The self-help industry thrives on one simple trick: first, convince you that you’re broken. Then, sell you the solution.

First, they tell you that waking up at 8 AM is a failure. Then, they sell you a $1,500 “morning routine masterclass.”

They tell you that ‘normal’ success is meaningless. Then, they sell you a blueprint to become a billionaire (taught by someone who made their fortune selling blueprints).

They convince you that you lack discipline. Then, they sell you a “dopamine detox” course to fix your brain.

Like a scammy priest selling indulgences, self-help influencers profit from making you feel like a sinner.

The Dark Side of Constant Self-Optimization

The pursuit of “the best version of yourself” sounds noble — until you realize it’s a psychological trap.

1. You Become a Productivity Machine, Not a Person

Every moment must be optimized: Reading? Speed-read. Eating? Intermittent fast. Resting? No, active recovery!

You stop experiencing life; you start hacking it.

2. The Goalpost Always Moves

First, you want to be rich. Then, you need to be financially free. Then, you need to become a thought leader.
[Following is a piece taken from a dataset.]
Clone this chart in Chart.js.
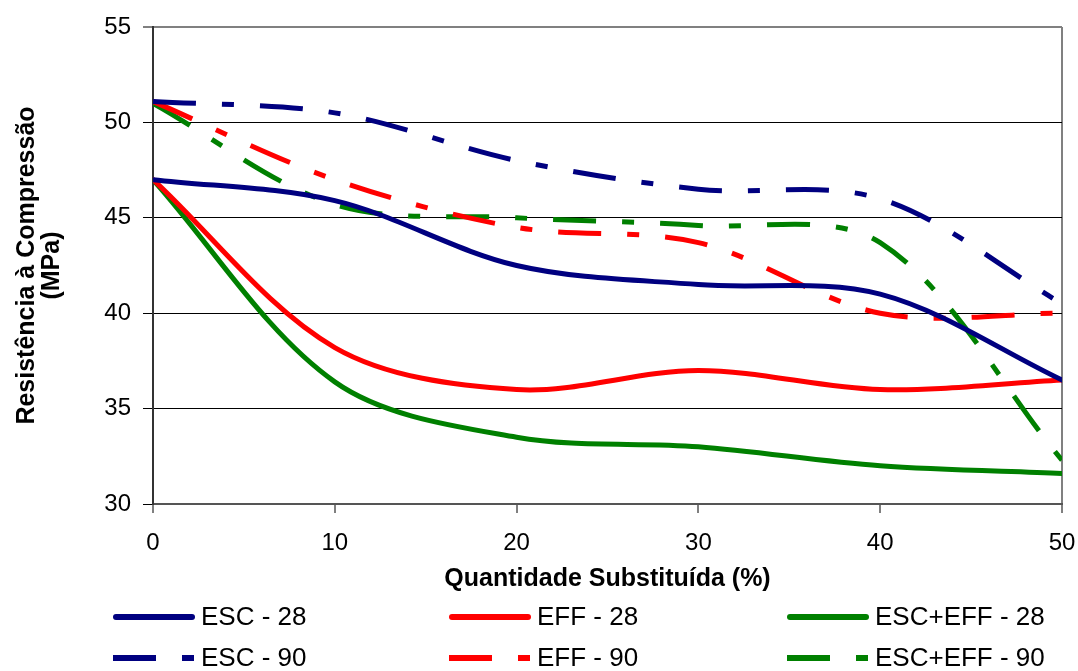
<!DOCTYPE html>
<html>
<head>
<meta charset="utf-8">
<script src="https://cdn.jsdelivr.net/npm/chart.js@4"></script>
<style>
  html, body { margin: 0; padding: 0; background: #fff; overflow: hidden; }
  #wrap { width: 1078px; height: 671px; position: relative; }
  canvas { display: block; }
</style>
</head>
<body>
<div id="wrap"><canvas id="myChart"></canvas></div>
<script>
// data (x = % substituted)
var xValues = [0, 10, 20, 30, 40, 50];
var esc28 = [47.0, 45.9, 42.5, 41.5, 41.0, 36.5];
var eff28 = [47.0, 38.2, 36.0, 37.0, 36.0, 36.5];
var escEff28 = [47.0, 36.4, 33.5, 33.0, 32.0, 31.6];
var esc90 = [51.1, 50.5, 48.0, 46.5, 46.0, 40.5];
var eff90 = [51.1, 47.0, 44.5, 43.7, 40.0, 40.0];
var escEff90 = [51.0, 45.7, 45.0, 44.6, 43.7, 32.3];
var seriesLabels = ['ESC - 28', 'EFF - 28', 'ESC+EFF - 28', 'ESC - 90', 'EFF - 90', 'ESC+EFF - 90'];

var fontName = '"Liberation Sans", Arial, sans-serif';
var dashDot = [43, 26, 12, 26];

function pts(arr) {
    return arr.map(function (v, i) { return {x: xValues[i], y: v}; });
}

function makeSet(label, values, color, dashed) {
    return {
        label: label,
        data: pts(values),
        borderColor: color,
        backgroundColor: color,
        borderWidth: 5,
        borderDash: dashed ? dashDot : [],
        borderCapStyle: dashed ? 'butt' : 'round',
        pointRadius: 0,
        tension: 0.33,
        fill: false
    };
}

// legend drawn as a 3 x 2 grid like the original
var gridLegend = {
    id: 'gridLegend',
    afterDraw: function (chart) {
        var ctx = chart.ctx;
        var cols = [113, 449, 787];
        var rows = [617, 658];
        ctx.save();
        ctx.font = '26px ' + fontName;
        ctx.textBaseline = 'middle';
        ctx.fillStyle = '#000';
        chart.data.datasets.forEach(function (ds, i) {
            var x = cols[i % 3];
            var y = rows[Math.floor(i / 3)];
            var dashed = ds.borderDash.length > 0;
            ctx.strokeStyle = ds.borderColor;
            ctx.lineWidth = 6;
            ctx.lineCap = dashed ? 'butt' : 'round';
            ctx.setLineDash(ds.borderDash);
            ctx.beginPath();
            ctx.moveTo(x + (dashed ? 0 : 3), y);
            ctx.lineTo(x + 82 - (dashed ? 0 : 3), y);
            ctx.stroke();
            ctx.setLineDash([]);
            ctx.fillText(ds.label, x + 88, y + 1);
        });
        ctx.restore();
    }
};

var config = {
    type: 'line',
    data: {
        datasets: [
            makeSet(seriesLabels[0], esc28, '#000080', false),
            makeSet(seriesLabels[1], eff28, '#FF0000', false),
            makeSet(seriesLabels[2], escEff28, '#008000', false),
            makeSet(seriesLabels[3], esc90, '#000080', true),
            makeSet(seriesLabels[4], eff90, '#FF0000', true),
            makeSet(seriesLabels[5], escEff90, '#008000', true)
        ]
    },
    options: {
        responsive: true,
        maintainAspectRatio: false,
        animation: false,
        devicePixelRatio: 1,
        layout: {padding: {top: 27, right: 16, bottom: 71, left: 0}},
        plugins: {
            legend: {display: false},
            tooltip: {enabled: false}
        },
        scales: {
            x: {
                type: 'linear',
                min: 0,
                max: 50,
                afterFit: function (scale) {
                    scale.height = 96;
                    scale.paddingLeft = 0;
                    scale.paddingRight = 0;
                },
                ticks: {
                    stepSize: 10,
                    color: '#000',
                    padding: 16,
                    font: {family: fontName, size: 24}
                },
                grid: {
                    drawOnChartArea: true,
                    color: function (c) { return c.tick && c.tick.value === 50 ? '#808080' : 'rgba(0,0,0,0)'; },
                    lineWidth: 2,
                    tickLength: 9,
                    tickColor: '#000',
                    tickWidth: 1
                },
                border: {color: '#555', width: 2},
                title: {
                    display: true,
                    text: 'Quantidade Substituída (%)',
                    color: '#000',
                    padding: {top: 0, bottom: 8},
                    font: {family: fontName, size: 25, weight: 'bold', lineHeight: 1}
                }
            },
            y: {
                min: 30,
                max: 55,
                afterFit: function (scale) { scale.width = 153; },
                ticks: {
                    stepSize: 5,
                    color: '#000',
                    padding: 12,
                    font: {family: fontName, size: 24}
                },
                grid: {
                    color: function (c) { return c.tick && c.tick.value === 55 ? '#808080' : '#000'; },
                    lineWidth: function (c) { return c.tick && c.tick.value === 55 ? 2 : 1; },
                    tickLength: 10,
                    tickColor: '#000',
                    tickWidth: 1
                },
                border: {color: '#333', width: 2},
                title: {
                    display: true,
                    text: ['Resistência à Compressão', '(MPa)'],
                    color: '#000',
                    padding: {top: 15, bottom: 0},
                    font: {family: fontName, size: 25, weight: 'bold', lineHeight: 1}
                }
            }
        }
    },
    plugins: [gridLegend]
};

var myChart = new Chart(document.getElementById('myChart'), config);
</script>
</body>
</html>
You’re never “done” improving — because that would kill the industry.

3. It’s a Spiritual Bypass

The ancient Greeks had Sophrosyne — self-awareness and moderation. Hinduism teaches Swadharma — finding one’s natural way. Buddhism promotes acceptance.

Self-help replaces all this with “grind harder,” skipping real self-awareness for dopamine-fuelled delusion.

How to Escape the Trap

Realize You’re Not Broken — You don’t need to be fixed. You’re not a software update away from being a complete human being.

Embrace ‘Mediocrity’ — Not everyone needs to be a CEO or a monk. Being enough is rebellion.

Stop Consuming, Start Living — Read less self-help, do more life.

Seek Philosophy, Not Hacks — Read Nietzsche, the Upanishads, or Camus. Unlike self-help, they don’t have an agenda to sell.

Final Thought: You Are Not a Project

At the end of your life, you won’t care about your morning routine or your optimized mindset. You’ll care about being human — which means embracing imperfection, contradiction, and joy without a checklist.

Let the self-help empire collapse. Let yourself be.